::: Recorded information :::

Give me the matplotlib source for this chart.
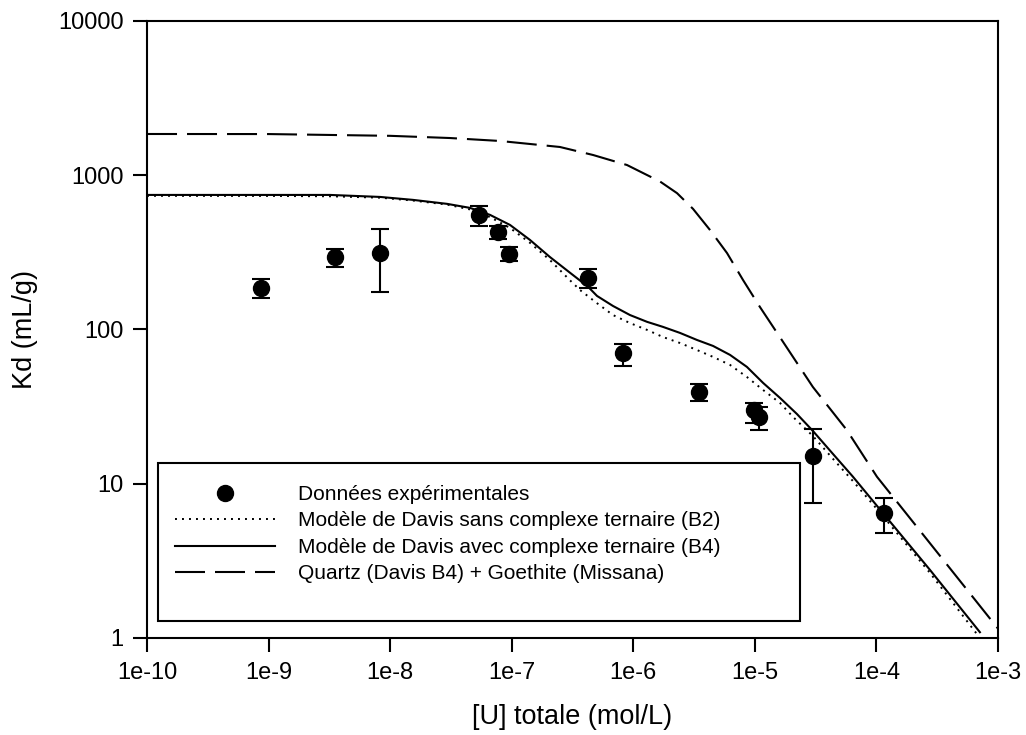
import numpy as np
import matplotlib
matplotlib.use("Agg")
import matplotlib.pyplot as plt
from matplotlib.lines import Line2D
from matplotlib.patches import Rectangle
from matplotlib.ticker import NullLocator

plt.rcParams['font.family'] = ['Liberation Sans', 'DejaVu Sans']

u_exp = [8.7e-10, 3.5e-9, 8.3e-9, 5.4e-8, 7.7e-8, 9.5e-8, 4.25e-7, 8.2e-7,
         3.47e-6, 9.8e-6, 1.08e-5, 3.0e-5, 1.15e-4]
kd_exp = [186, 295, 313, 552, 429, 308, 216, 70.5, 39.4, 30, 27, 15.1, 6.46]
kd_low = [160, 254, 175, 469, 386, 278, 186, 58, 34.4, 24.8, 22.3, 7.5, 4.8]
kd_high = [212, 333, 449, 632, 472, 343, 247, 80.5, 44.4, 33.4, 31.5, 22.6, 8.1]

# Davis model, no ternary complex (B2)
u_b2 = [1e-10, 1e-9, 3.2e-9, 8.26e-9, 1.54e-8, 2.94e-8, 4.54e-8, 6.63e-8, 9.68e-8,
        1.41e-7, 2.06e-7, 3.02e-7, 3.65e-7, 5.03e-7, 6.81e-7, 9.4e-7, 1.3e-6,
        1.75e-6, 2.42e-6, 3.34e-6, 4.53e-6, 6.25e-6, 8.6e-6, 1.17e-5, 1.61e-5,
        2.06e-5, 3.0e-5, 4.39e-5, 6.41e-5, 1.13e-4, 2.76e-4, 6.9e-4]
kd_b2 = [735, 734, 730, 715, 685, 645, 600, 535, 455,
         365, 282, 208, 180, 148, 124, 110, 99.3,
         89.4, 81.7, 73.6, 66.4, 58.9, 49.2, 40.5, 33.4,
         27.1, 20.4, 14.5, 10.4, 6.18, 2.64, 1.03]

# Davis model with ternary complex (B4)
u_b4 = [1e-10, 1e-9, 3.2e-9, 8.26e-9, 1.54e-8, 2.94e-8, 4.54e-8, 6.63e-8, 9.68e-8,
        1.41e-7, 2.06e-7, 3.02e-7, 4.25e-7, 5.03e-7, 6.81e-7, 9.4e-7, 1.3e-6,
        1.75e-6, 2.42e-6, 3.34e-6, 4.53e-6, 6.25e-6, 8.6e-6, 1.17e-5, 1.61e-5,
        2.22e-5, 3.0e-5, 4.39e-5, 6.41e-5, 1.13e-4, 2.76e-4, 7.1e-4]
kd_b4 = [745, 745, 745, 723, 692, 652, 614, 553, 476,
         381, 295, 233, 189, 165, 142, 124, 112,
         104, 95, 85.5, 78.2, 68.4, 57.2, 45, 36,
         28.3, 22.0, 15.6, 11.1, 6.46, 2.76, 1.09]

# Quartz (Davis B4) + Goethite (Missana)
u_qg = [1e-10, 1e-9, 1e-8, 3.1e-8, 8e-8, 2.49e-7, 4.67e-7, 8.88e-7, 1.66e-6,
        2.29e-6, 3.1e-6, 4.27e-6, 5.9e-6, 8.0e-6, 1.1e-5, 1.61e-5, 3.0e-5,
        5.7e-5, 1.01e-4, 1e-3]
kd_qg = [1850, 1848, 1800, 1742, 1667, 1524, 1352, 1164, 910,
         765, 605, 442, 313, 209, 140, 89, 42.4,
         22.3, 11.1, 1.15]

x_ticks = [1e-10, 1e-9, 1e-8, 1e-7, 1e-6, 1e-5, 1e-4, 1e-3]
x_labels = ['1e-10', '1e-9', '1e-8', '1e-7', '1e-6', '1e-5', '1e-4', '1e-3']
y_ticks = [1, 10, 100, 1000, 10000]
y_labels = ['1', '10', '100', '1000', '10000']

fig = plt.figure(figsize=(10.26, 7.35), dpi=100)
ax = fig.add_axes([0.1433, 0.132, 0.8294, 0.8395])

dotted = (0, (1, 2.6))
dashed = (0, (14.4, 4.8))

ax.plot(u_b2, kd_b2, color='black', lw=1.4, linestyle=dotted)
ax.plot(u_b4, kd_b4, color='black', lw=1.5)
ax.plot(u_qg, kd_qg, color='black', lw=1.5, linestyle=dashed)

kd = np.array(kd_exp)
yerr = [kd - np.array(kd_low), np.array(kd_high) - kd]
ax.errorbar(u_exp, kd_exp, yerr=yerr, fmt='o', color='black', markersize=11.5,
            elinewidth=1.5, capsize=6.8, capthick=1.5, zorder=5)

ax.set_xscale('log')
ax.set_yscale('log')
ax.set_xlim(1e-10, 1e-3)
ax.set_ylim(1, 10000)
ax.set_xticks(x_ticks, x_labels)
ax.set_yticks(y_ticks, y_labels)
ax.xaxis.set_minor_locator(NullLocator())
ax.yaxis.set_minor_locator(NullLocator())
ax.tick_params(direction='out', length=10, width=1.5, labelsize=17, pad=7)
for s in ax.spines.values():
    s.set_linewidth(1.5)

ax.set_xlabel('[U] totale (mol/L)', fontsize=19.5)
ax.set_ylabel('Kd (mL/g)', fontsize=19.5)
ax.xaxis.set_label_coords(0.5, -0.107)
ax.yaxis.set_label_coords(-0.128, 0.5)

# legend box
ax.add_patch(Rectangle((0.0129, 0.0276), 0.7544, 0.256, transform=ax.transAxes,
                       facecolor='white', edgecolor='black', lw=1.5, zorder=6))
handles = [
    Line2D([], [], marker='o', color='black', linestyle='none', markersize=11.5),
    Line2D([], [], color='black', lw=1.4, linestyle=dotted),
    Line2D([], [], color='black', lw=1.5),
    Line2D([], [], color='black', lw=1.5, linestyle=dashed),
]
labels = ['Données expérimentales',
          'Modèle de Davis sans complexe ternaire (B2)',
          'Modèle de Davis avec complexe ternaire (B4)',
          'Quartz (Davis B4) + Goethite (Missana)']
leg = ax.legend(handles, labels, loc='upper left', bbox_to_anchor=(0.0327, 0.248),
                frameon=False, fontsize=15, handlelength=4.8, handletextpad=1.1,
                labelspacing=0.36, borderpad=0, borderaxespad=0)
leg.set_zorder(7)

fig.savefig('out.png', dpi=100)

:::

■ Written request:
Return nothing but the lines running from the start of the data to the line with "from matplotlib.ticker import NullLocator", please, both ends included and no pictures.

■ Task solution:
Give me the matplotlib source for this chart.
import numpy as np
import matplotlib
matplotlib.use("Agg")
import matplotlib.pyplot as plt
from matplotlib.lines import Line2D
from matplotlib.patches import Rectangle
from matplotlib.ticker import NullLocator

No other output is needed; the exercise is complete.